▶ [Dataset section]
- - - - -
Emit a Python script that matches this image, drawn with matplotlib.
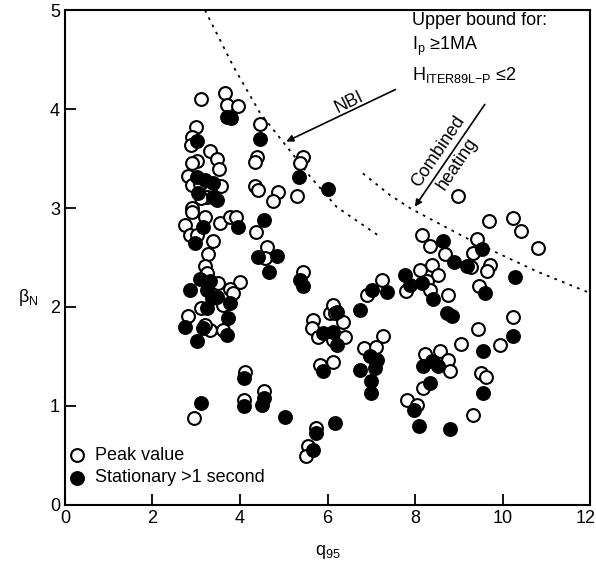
import matplotlib
matplotlib.use("Agg")
import matplotlib.pyplot as plt
from matplotlib.transforms import ScaledTranslation

plt.rcParams["font.family"] = ["Liberation Sans", "DejaVu Sans"]
plt.rcParams["mathtext.fontset"] = "custom"
plt.rcParams["mathtext.rm"] = "Liberation Sans"

# peak values (open circles): q95, beta_N
peak_q = [3.12, 3.66, 3.70, 3.95, 4.46, 2.99, 2.91, 2.88, 3.31, 3.47, 3.51, 3.02, 2.90,
          4.38, 4.35, 5.44, 5.37, 5.30, 2.81, 2.91, 3.09, 3.57, 3.25, 3.12, 2.90, 4.34,
          4.42, 4.87, 4.75, 2.91, 3.20, 2.74, 2.86, 3.01, 3.54, 3.77, 3.92, 4.37, 3.38,
          3.27, 4.61, 4.57, 3.20, 3.24, 3.50, 4.00, 3.77, 3.84, 3.61, 3.12, 2.81, 3.31,
          3.61, 3.20, 5.44, 5.67, 5.64, 5.78, 6.06, 5.83, 4.11, 4.09, 4.55, 2.95, 5.74,
          5.55, 5.52, 6.13, 6.17, 6.35, 6.13, 6.40, 6.12, 7.24, 6.90, 7.27, 6.83, 7.11,
          8.11, 8.38, 8.53, 7.79, 8.27, 8.34, 8.76, 8.23, 8.57, 8.76, 8.80, 8.19, 7.82,
          8.05, 8.98, 9.69, 10.24, 10.42, 10.82, 8.17, 8.34, 8.69, 9.42, 9.32, 9.27, 9.71,
          9.64, 9.47, 9.45, 10.23, 9.06, 9.94, 9.50, 9.62, 9.33]
peak_b = [4.10, 4.16, 4.04, 4.03, 3.85, 3.82, 3.72, 3.64, 3.58, 3.50, 3.39, 3.48, 3.45,
          3.52, 3.46, 3.52, 3.45, 3.12, 3.32, 3.23, 3.24, 3.22, 3.11, 3.10, 3.00, 3.22,
          3.18, 3.16, 3.07, 2.96, 2.91, 2.83, 2.73, 2.73, 2.85, 2.91, 2.91, 2.76, 2.67,
          2.54, 2.61, 2.49, 2.41, 2.34, 2.24, 2.25, 2.18, 2.14, 2.02, 1.99, 1.91, 1.77,
          1.77, 1.82, 2.35, 1.87, 1.79, 1.70, 1.94, 1.41, 1.34, 1.06, 1.15, 0.88, 0.78,
          0.59, 0.49, 2.02, 1.94, 1.85, 1.67, 1.70, 1.44, 2.27, 2.12, 1.71, 1.58, 1.59,
          2.37, 2.42, 2.32, 2.16, 2.26, 2.17, 2.12, 1.52, 1.55, 1.46, 1.35, 1.18, 1.06,
          1.01, 3.12, 2.87, 2.90, 2.77, 2.60, 2.73, 2.62, 2.53, 2.69, 2.55, 2.40, 2.42,
          2.36, 2.21, 1.78, 1.90, 1.63, 1.62, 1.33, 1.29, 0.91]

# stationary > 1 s (filled circles)
stat_q = [3.70, 3.79, 4.46, 3.02, 5.34, 6.00, 3.02, 3.38, 3.20, 3.04, 3.38, 3.47, 4.54,
          3.15, 3.95, 2.98, 4.41, 4.84, 4.66, 3.09, 3.31, 2.86, 3.24, 3.35, 3.24, 3.77,
          3.47, 3.73, 2.74, 3.15, 3.70, 3.01, 5.37, 5.43, 5.90, 5.90, 4.09, 4.09, 4.55,
          4.50, 3.12, 5.04, 5.74, 5.66, 6.21, 6.13, 6.21, 7.02, 7.35, 6.75, 6.97, 7.12,
          6.74, 7.09, 6.99, 6.99, 7.78, 7.89, 8.15, 8.42, 8.72, 8.84, 8.19, 8.34, 7.98,
          8.10, 8.80, 6.17, 8.53, 8.65, 8.88, 9.52, 9.18, 10.29, 9.60, 9.56, 10.25, 9.55,
          8.38]
stat_b = [3.92, 3.91, 3.70, 3.68, 3.31, 3.19, 3.31, 3.25, 3.28, 3.15, 3.11, 3.08, 2.88,
          2.81, 2.81, 2.65, 2.50, 2.51, 2.35, 2.28, 2.26, 2.17, 2.17, 2.09, 1.99, 2.04,
          2.10, 1.89, 1.80, 1.79, 1.72, 1.66, 2.27, 2.21, 1.74, 1.35, 1.28, 1.00, 1.08,
          1.01, 1.03, 0.89, 0.73, 0.55, 1.95, 1.75, 1.62, 2.17, 2.15, 1.97, 1.50, 1.46,
          1.36, 1.38, 1.25, 1.13, 2.32, 2.22, 2.24, 2.08, 1.94, 1.91, 1.40, 1.23, 0.96,
          0.80, 0.77, 0.83, 1.40, 2.67, 2.45, 2.59, 2.41, 2.30, 2.14, 1.55, 1.71, 1.13,
          1.45]

# upper-bound curves
nbi_q = [3.2, 3.85, 4.46, 5.07, 5.6, 6.21, 7.2]
nbi_b = [5.0, 4.43, 3.96, 3.62, 3.32, 3.01, 2.71]
comb_q = [6.81, 7.43, 7.92, 9.33, 10.78, 12.0]
comb_b = [3.35, 3.13, 2.99, 2.66, 2.36, 2.14]

fig = plt.figure(figsize=(5.96, 5.64), dpi=100)
ax = fig.add_axes([0.109, 0.105, 0.881, 0.877])

ax.plot(nbi_q, nbi_b, color="black", lw=1.3, ls=(0, (1.5, 3)))
ax.plot(comb_q, comb_b, color="black", lw=1.3, ls=(0, (1.5, 3)))

ax.scatter(peak_q, peak_b, s=85, facecolor="white", edgecolor="black", lw=1.5, zorder=3,
           label="Peak value")
ax.scatter(stat_q, stat_b, s=85, facecolor="black", edgecolor="black", lw=1.5, zorder=4,
           label="Stationary >1 second")

ax.annotate("", xy=(5.0, 3.66), xytext=(7.61, 4.21),
            arrowprops=dict(arrowstyle="-|>", color="black", lw=1.2, mutation_scale=10))
ax.text(6.5, 4.07, "NBI", rotation=26, ha="center", va="center", fontsize=13)
ax.annotate("", xy=(7.96, 2.99), xytext=(9.63, 4.07),
            arrowprops=dict(arrowstyle="-|>", color="black", lw=1.2, mutation_scale=10))
ax.text(8.76, 3.51, "Combined\nheating", rotation=56, ha="center", va="center",
        fontsize=13, multialignment="center", rotation_mode="anchor", linespacing=1.45)

ax.text(7.93, 4.90, "Upper bound for:", ha="left", va="center", fontsize=13)
ax.text(7.93, 4.63, r"I$_\mathrm{p}$ ≥1MA", ha="left", va="center", fontsize=13)
ax.text(7.93, 4.34, r"H$_\mathrm{ITER89L{-}P}$ ≤2", ha="left", va="center", fontsize=13)

ax.set_xlim(0, 12)
ax.set_ylim(0, 5)
ax.set_xticks(range(0, 13, 2))
ax.set_yticks(range(0, 6))
ax.tick_params(direction="in", length=8, width=1.3, labelsize=13)
for sp in ax.spines.values():
    sp.set_linewidth(1.5)
ax.set_xlabel(r"q$_\mathrm{95}$", fontsize=13, labelpad=12)
ax.set_ylabel(r"β$_\mathrm{N}$", fontsize=13, rotation=0, va="center")
ax.yaxis.set_label_coords(-0.07, 0.42)

# keep the last x tick label inside the canvas
last = ax.get_xticklabels()[-1]
last.set_horizontalalignment("right")
last.set_transform(last.get_transform() + ScaledTranslation(6 / 100, 0, fig.dpi_scale_trans))

ax.legend(loc="lower left", bbox_to_anchor=(0.003, 0.03), frameon=False, fontsize=13,
          handlelength=0.8, handletextpad=0.55, borderaxespad=0, labelspacing=0.3,
          borderpad=0.2, scatterpoints=1)

fig.savefig("out.png", dpi=100)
- - - - -
▶ [Job] All of the data above should be quoted exactly, except for the pictures.

▶ [Written answer]
Emit a Python script that matches this image, drawn with matplotlib.
import matplotlib
matplotlib.use("Agg")
import matplotlib.pyplot as plt
from matplotlib.transforms import ScaledTranslation

plt.rcParams["font.family"] = ["Liberation Sans", "DejaVu Sans"]
plt.rcParams["mathtext.fontset"] = "custom"
plt.rcParams["mathtext.rm"] = "Liberation Sans"

# peak values (open circles): q95, beta_N
peak_q = [3.12, 3.66, 3.70, 3.95, 4.46, 2.99, 2.91, 2.88, 3.31, 3.47, 3.51, 3.02, 2.90,
          4.38, 4.35, 5.44, 5.37, 5.30, 2.81, 2.91, 3.09, 3.57, 3.25, 3.12, 2.90, 4.34,
          4.42, 4.87, 4.75, 2.91, 3.20, 2.74, 2.86, 3.01, 3.54, 3.77, 3.92, 4.37, 3.38,
          3.27, 4.61, 4.57, 3.20, 3.24, 3.50, 4.00, 3.77, 3.84, 3.61, 3.12, 2.81, 3.31,
          3.61, 3.20, 5.44, 5.67, 5.64, 5.78, 6.06, 5.83, 4.11, 4.09, 4.55, 2.95, 5.74,
          5.55, 5.52, 6.13, 6.17, 6.35, 6.13, 6.40, 6.12, 7.24, 6.90, 7.27, 6.83, 7.11,
          8.11, 8.38, 8.53, 7.79, 8.27, 8.34, 8.76, 8.23, 8.57, 8.76, 8.80, 8.19, 7.82,
          8.05, 8.98, 9.69, 10.24, 10.42, 10.82, 8.17, 8.34, 8.69, 9.42, 9.32, 9.27, 9.71,
          9.64, 9.47, 9.45, 10.23, 9.06, 9.94, 9.50, 9.62, 9.33]
peak_b = [4.10, 4.16, 4.04, 4.03, 3.85, 3.82, 3.72, 3.64, 3.58, 3.50, 3.39, 3.48, 3.45,
          3.52, 3.46, 3.52, 3.45, 3.12, 3.32, 3.23, 3.24, 3.22, 3.11, 3.10, 3.00, 3.22,
          3.18, 3.16, 3.07, 2.96, 2.91, 2.83, 2.73, 2.73, 2.85, 2.91, 2.91, 2.76, 2.67,
          2.54, 2.61, 2.49, 2.41, 2.34, 2.24, 2.25, 2.18, 2.14, 2.02, 1.99, 1.91, 1.77,
          1.77, 1.82, 2.35, 1.87, 1.79, 1.70, 1.94, 1.41, 1.34, 1.06, 1.15, 0.88, 0.78,
          0.59, 0.49, 2.02, 1.94, 1.85, 1.67, 1.70, 1.44, 2.27, 2.12, 1.71, 1.58, 1.59,
          2.37, 2.42, 2.32, 2.16, 2.26, 2.17, 2.12, 1.52, 1.55, 1.46, 1.35, 1.18, 1.06,
          1.01, 3.12, 2.87, 2.90, 2.77, 2.60, 2.73, 2.62, 2.53, 2.69, 2.55, 2.40, 2.42,
          2.36, 2.21, 1.78, 1.90, 1.63, 1.62, 1.33, 1.29, 0.91]

# stationary > 1 s (filled circles)
stat_q = [3.70, 3.79, 4.46, 3.02, 5.34, 6.00, 3.02, 3.38, 3.20, 3.04, 3.38, 3.47, 4.54,
          3.15, 3.95, 2.98, 4.41, 4.84, 4.66, 3.09, 3.31, 2.86, 3.24, 3.35, 3.24, 3.77,
          3.47, 3.73, 2.74, 3.15, 3.70, 3.01, 5.37, 5.43, 5.90, 5.90, 4.09, 4.09, 4.55,
          4.50, 3.12, 5.04, 5.74, 5.66, 6.21, 6.13, 6.21, 7.02, 7.35, 6.75, 6.97, 7.12,
          6.74, 7.09, 6.99, 6.99, 7.78, 7.89, 8.15, 8.42, 8.72, 8.84, 8.19, 8.34, 7.98,
          8.10, 8.80, 6.17, 8.53, 8.65, 8.88, 9.52, 9.18, 10.29, 9.60, 9.56, 10.25, 9.55,
          8.38]
stat_b = [3.92, 3.91, 3.70, 3.68, 3.31, 3.19, 3.31, 3.25, 3.28, 3.15, 3.11, 3.08, 2.88,
          2.81, 2.81, 2.65, 2.50, 2.51, 2.35, 2.28, 2.26, 2.17, 2.17, 2.09, 1.99, 2.04,
          2.10, 1.89, 1.80, 1.79, 1.72, 1.66, 2.27, 2.21, 1.74, 1.35, 1.28, 1.00, 1.08,
          1.01, 1.03, 0.89, 0.73, 0.55, 1.95, 1.75, 1.62, 2.17, 2.15, 1.97, 1.50, 1.46,
          1.36, 1.38, 1.25, 1.13, 2.32, 2.22, 2.24, 2.08, 1.94, 1.91, 1.40, 1.23, 0.96,
          0.80, 0.77, 0.83, 1.40, 2.67, 2.45, 2.59, 2.41, 2.30, 2.14, 1.55, 1.71, 1.13,
          1.45]

# upper-bound curves
nbi_q = [3.2, 3.85, 4.46, 5.07, 5.6, 6.21, 7.2]
nbi_b = [5.0, 4.43, 3.96, 3.62, 3.32, 3.01, 2.71]
comb_q = [6.81, 7.43, 7.92, 9.33, 10.78, 12.0]
comb_b = [3.35, 3.13, 2.99, 2.66, 2.36, 2.14]

fig = plt.figure(figsize=(5.96, 5.64), dpi=100)
ax = fig.add_axes([0.109, 0.105, 0.881, 0.877])

ax.plot(nbi_q, nbi_b, color="black", lw=1.3, ls=(0, (1.5, 3)))
ax.plot(comb_q, comb_b, color="black", lw=1.3, ls=(0, (1.5, 3)))

ax.scatter(peak_q, peak_b, s=85, facecolor="white", edgecolor="black", lw=1.5, zorder=3,
           label="Peak value")
ax.scatter(stat_q, stat_b, s=85, facecolor="black", edgecolor="black", lw=1.5, zorder=4,
           label="Stationary >1 second")

ax.annotate("", xy=(5.0, 3.66), xytext=(7.61, 4.21),
            arrowprops=dict(arrowstyle="-|>", color="black", lw=1.2, mutation_scale=10))
ax.text(6.5, 4.07, "NBI", rotation=26, ha="center", va="center", fontsize=13)
ax.annotate("", xy=(7.96, 2.99), xytext=(9.63, 4.07),
            arrowprops=dict(arrowstyle="-|>", color="black", lw=1.2, mutation_scale=10))
ax.text(8.76, 3.51, "Combined\nheating", rotation=56, ha="center", va="center",
        fontsize=13, multialignment="center", rotation_mode="anchor", linespacing=1.45)

ax.text(7.93, 4.90, "Upper bound for:", ha="left", va="center", fontsize=13)
ax.text(7.93, 4.63, r"I$_\mathrm{p}$ ≥1MA", ha="left", va="center", fontsize=13)
ax.text(7.93, 4.34, r"H$_\mathrm{ITER89L{-}P}$ ≤2", ha="left", va="center", fontsize=13)

ax.set_xlim(0, 12)
ax.set_ylim(0, 5)
ax.set_xticks(range(0, 13, 2))
ax.set_yticks(range(0, 6))
ax.tick_params(direction="in", length=8, width=1.3, labelsize=13)
for sp in ax.spines.values():
    sp.set_linewidth(1.5)
ax.set_xlabel(r"q$_\mathrm{95}$", fontsize=13, labelpad=12)
ax.set_ylabel(r"β$_\mathrm{N}$", fontsize=13, rotation=0, va="center")
ax.yaxis.set_label_coords(-0.07, 0.42)

# keep the last x tick label inside the canvas
last = ax.get_xticklabels()[-1]
last.set_horizontalalignment("right")
last.set_transform(last.get_transform() + ScaledTranslation(6 / 100, 0, fig.dpi_scale_trans))

ax.legend(loc="lower left", bbox_to_anchor=(0.003, 0.03), frameon=False, fontsize=13,
          handlelength=0.8, handletextpad=0.55, borderaxespad=0, labelspacing=0.3,
          borderpad=0.2, scatterpoints=1)

fig.savefig("out.png", dpi=100)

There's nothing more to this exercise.